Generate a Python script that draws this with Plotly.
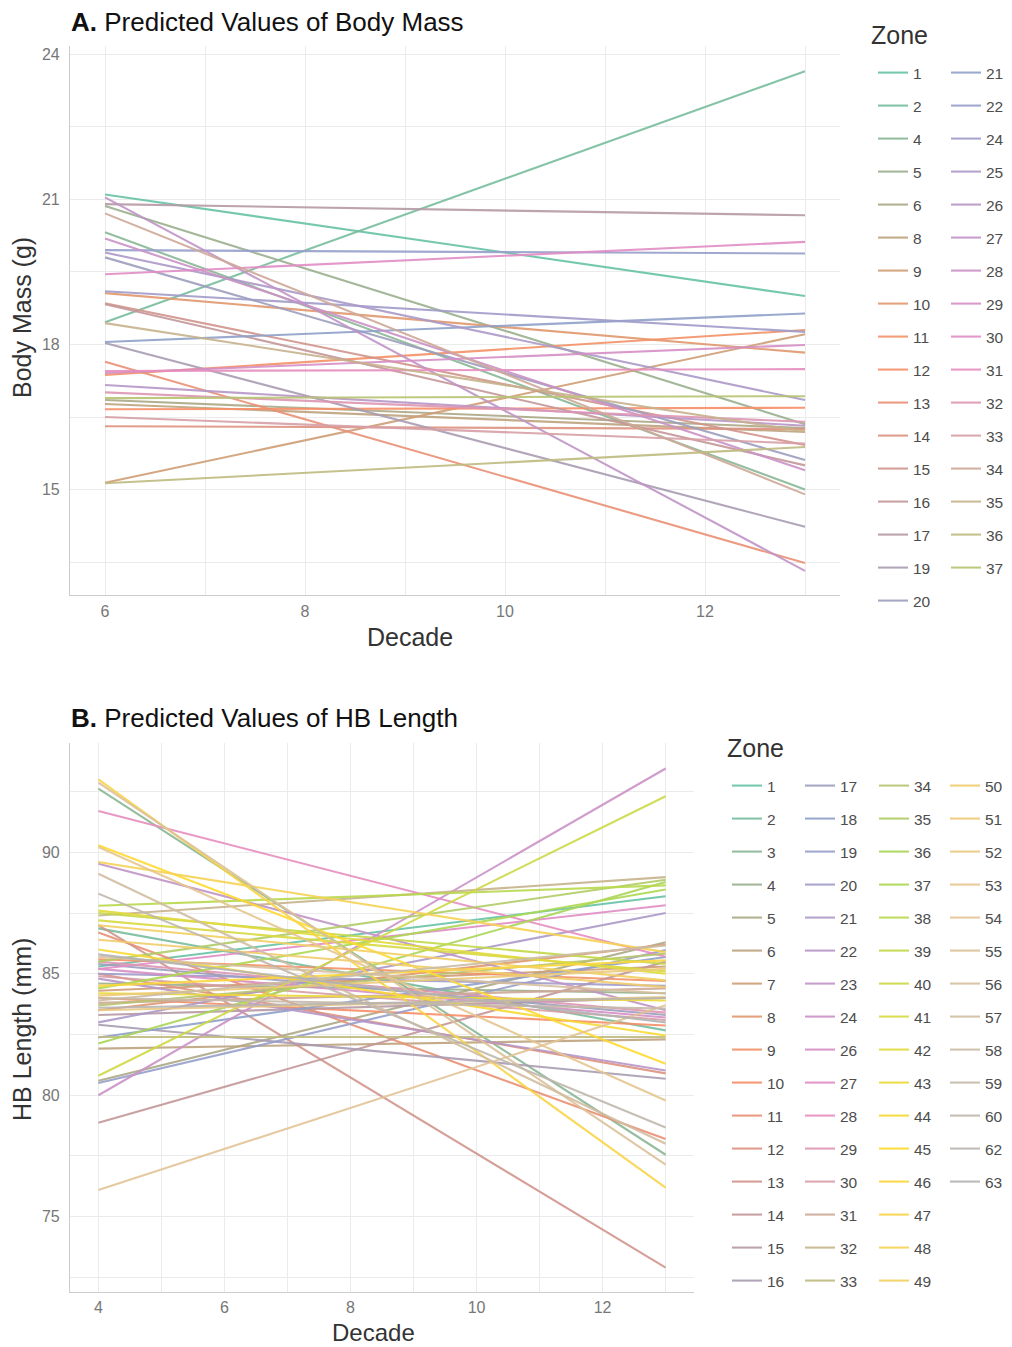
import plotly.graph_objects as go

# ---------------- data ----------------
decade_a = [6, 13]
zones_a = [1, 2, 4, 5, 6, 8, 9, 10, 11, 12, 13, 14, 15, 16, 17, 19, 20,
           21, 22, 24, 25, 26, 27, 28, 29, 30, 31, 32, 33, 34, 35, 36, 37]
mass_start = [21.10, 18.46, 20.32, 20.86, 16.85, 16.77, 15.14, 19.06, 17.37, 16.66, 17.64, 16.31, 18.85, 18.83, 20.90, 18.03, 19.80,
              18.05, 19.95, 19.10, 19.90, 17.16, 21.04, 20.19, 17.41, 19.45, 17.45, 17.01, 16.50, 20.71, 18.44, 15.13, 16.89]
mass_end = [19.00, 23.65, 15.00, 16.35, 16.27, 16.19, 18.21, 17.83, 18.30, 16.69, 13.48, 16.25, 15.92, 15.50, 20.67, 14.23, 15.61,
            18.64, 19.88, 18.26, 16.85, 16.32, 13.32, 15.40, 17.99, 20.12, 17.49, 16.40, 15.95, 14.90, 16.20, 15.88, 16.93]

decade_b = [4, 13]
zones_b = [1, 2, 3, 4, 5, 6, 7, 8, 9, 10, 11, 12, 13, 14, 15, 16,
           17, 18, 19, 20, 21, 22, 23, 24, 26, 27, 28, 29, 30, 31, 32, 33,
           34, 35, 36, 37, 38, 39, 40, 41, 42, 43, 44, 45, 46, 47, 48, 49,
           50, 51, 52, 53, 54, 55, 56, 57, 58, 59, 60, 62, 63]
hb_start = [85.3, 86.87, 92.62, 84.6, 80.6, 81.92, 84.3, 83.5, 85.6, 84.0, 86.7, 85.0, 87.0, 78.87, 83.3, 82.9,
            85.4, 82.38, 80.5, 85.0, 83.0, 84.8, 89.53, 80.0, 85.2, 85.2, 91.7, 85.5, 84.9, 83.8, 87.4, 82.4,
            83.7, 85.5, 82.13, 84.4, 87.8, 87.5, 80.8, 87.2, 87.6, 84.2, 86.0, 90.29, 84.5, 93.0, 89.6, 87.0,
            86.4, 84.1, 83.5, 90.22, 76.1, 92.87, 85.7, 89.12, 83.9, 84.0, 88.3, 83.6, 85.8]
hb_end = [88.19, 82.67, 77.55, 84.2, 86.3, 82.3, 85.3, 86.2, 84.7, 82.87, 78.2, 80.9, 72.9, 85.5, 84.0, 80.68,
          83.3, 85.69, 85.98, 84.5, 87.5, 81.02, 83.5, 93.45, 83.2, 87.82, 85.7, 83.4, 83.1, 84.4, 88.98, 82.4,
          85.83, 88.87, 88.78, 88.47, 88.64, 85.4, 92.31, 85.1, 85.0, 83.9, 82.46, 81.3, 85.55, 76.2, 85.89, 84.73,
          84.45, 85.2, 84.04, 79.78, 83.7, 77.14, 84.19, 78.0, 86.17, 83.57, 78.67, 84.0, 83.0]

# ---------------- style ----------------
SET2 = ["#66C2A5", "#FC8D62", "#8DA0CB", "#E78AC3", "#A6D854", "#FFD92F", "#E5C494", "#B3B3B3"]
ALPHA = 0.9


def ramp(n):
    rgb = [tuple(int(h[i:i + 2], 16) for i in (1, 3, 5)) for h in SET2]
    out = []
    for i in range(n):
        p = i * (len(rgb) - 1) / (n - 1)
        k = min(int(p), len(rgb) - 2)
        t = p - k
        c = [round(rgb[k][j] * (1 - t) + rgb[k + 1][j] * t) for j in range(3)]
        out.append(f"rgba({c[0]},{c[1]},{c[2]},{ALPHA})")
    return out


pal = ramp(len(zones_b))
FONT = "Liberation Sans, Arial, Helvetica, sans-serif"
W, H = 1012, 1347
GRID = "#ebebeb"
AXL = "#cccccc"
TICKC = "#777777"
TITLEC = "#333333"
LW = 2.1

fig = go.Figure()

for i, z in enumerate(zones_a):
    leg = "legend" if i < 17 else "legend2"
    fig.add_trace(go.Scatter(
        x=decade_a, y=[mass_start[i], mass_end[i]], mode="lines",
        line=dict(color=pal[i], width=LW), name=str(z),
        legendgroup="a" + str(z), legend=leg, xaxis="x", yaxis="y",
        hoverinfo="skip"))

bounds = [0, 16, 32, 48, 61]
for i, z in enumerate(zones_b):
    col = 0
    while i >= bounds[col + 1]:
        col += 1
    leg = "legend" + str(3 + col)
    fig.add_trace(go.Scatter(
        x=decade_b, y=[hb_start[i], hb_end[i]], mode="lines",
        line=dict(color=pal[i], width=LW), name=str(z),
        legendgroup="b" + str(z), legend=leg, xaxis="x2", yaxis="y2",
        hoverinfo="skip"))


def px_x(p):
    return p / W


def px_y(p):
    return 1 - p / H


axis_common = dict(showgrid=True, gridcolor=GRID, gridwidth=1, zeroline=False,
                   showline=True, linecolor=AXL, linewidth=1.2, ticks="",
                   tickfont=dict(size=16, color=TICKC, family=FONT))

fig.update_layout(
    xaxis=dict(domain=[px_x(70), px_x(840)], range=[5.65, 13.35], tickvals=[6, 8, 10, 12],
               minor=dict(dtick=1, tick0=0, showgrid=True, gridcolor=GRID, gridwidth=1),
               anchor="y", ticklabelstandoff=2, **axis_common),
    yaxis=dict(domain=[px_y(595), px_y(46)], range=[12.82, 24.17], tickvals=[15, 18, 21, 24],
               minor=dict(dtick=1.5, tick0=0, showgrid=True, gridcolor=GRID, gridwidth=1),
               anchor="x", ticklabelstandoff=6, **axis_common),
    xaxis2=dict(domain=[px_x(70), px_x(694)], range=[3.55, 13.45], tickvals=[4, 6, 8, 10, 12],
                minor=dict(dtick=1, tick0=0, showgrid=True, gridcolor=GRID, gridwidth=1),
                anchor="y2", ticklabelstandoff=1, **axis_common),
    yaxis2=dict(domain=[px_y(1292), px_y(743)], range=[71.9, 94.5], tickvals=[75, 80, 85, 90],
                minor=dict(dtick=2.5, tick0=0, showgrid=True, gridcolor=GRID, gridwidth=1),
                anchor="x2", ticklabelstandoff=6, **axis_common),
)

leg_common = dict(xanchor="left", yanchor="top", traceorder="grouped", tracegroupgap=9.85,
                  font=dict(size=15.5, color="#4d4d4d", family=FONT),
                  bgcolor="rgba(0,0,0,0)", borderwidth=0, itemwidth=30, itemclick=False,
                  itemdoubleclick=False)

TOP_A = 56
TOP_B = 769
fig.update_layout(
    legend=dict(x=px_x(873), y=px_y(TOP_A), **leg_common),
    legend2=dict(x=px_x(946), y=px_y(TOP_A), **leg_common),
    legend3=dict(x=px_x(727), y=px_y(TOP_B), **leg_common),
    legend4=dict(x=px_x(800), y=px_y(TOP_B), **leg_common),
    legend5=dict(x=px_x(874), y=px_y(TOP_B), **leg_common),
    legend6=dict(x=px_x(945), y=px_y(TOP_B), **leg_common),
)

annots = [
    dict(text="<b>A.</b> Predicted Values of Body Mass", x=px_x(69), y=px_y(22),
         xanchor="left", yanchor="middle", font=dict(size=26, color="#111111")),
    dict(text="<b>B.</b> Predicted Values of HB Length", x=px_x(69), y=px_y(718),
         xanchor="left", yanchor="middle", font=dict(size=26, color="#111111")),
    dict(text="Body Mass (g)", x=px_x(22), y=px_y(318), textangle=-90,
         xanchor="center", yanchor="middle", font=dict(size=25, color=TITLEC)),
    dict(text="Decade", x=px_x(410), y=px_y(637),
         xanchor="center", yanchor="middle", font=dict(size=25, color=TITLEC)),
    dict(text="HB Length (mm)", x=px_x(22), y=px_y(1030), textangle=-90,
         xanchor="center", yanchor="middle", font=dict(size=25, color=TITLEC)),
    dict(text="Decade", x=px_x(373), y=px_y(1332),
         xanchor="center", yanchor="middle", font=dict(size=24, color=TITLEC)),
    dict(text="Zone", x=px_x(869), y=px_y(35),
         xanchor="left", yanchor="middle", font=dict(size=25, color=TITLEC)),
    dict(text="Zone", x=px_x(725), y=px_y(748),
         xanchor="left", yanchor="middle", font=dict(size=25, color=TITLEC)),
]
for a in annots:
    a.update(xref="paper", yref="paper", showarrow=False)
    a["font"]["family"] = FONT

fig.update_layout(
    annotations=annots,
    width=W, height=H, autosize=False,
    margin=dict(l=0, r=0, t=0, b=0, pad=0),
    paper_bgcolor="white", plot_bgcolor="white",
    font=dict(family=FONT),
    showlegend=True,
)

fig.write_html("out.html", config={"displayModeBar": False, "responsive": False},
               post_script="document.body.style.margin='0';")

Given task
Take the lines from the start of the material to the line with "import plotly.graph_objects as go", both included, and transcribe them exactly without the pictures.

Solution to the problem
Generate a Python script that draws this with Plotly.
import plotly.graph_objects as go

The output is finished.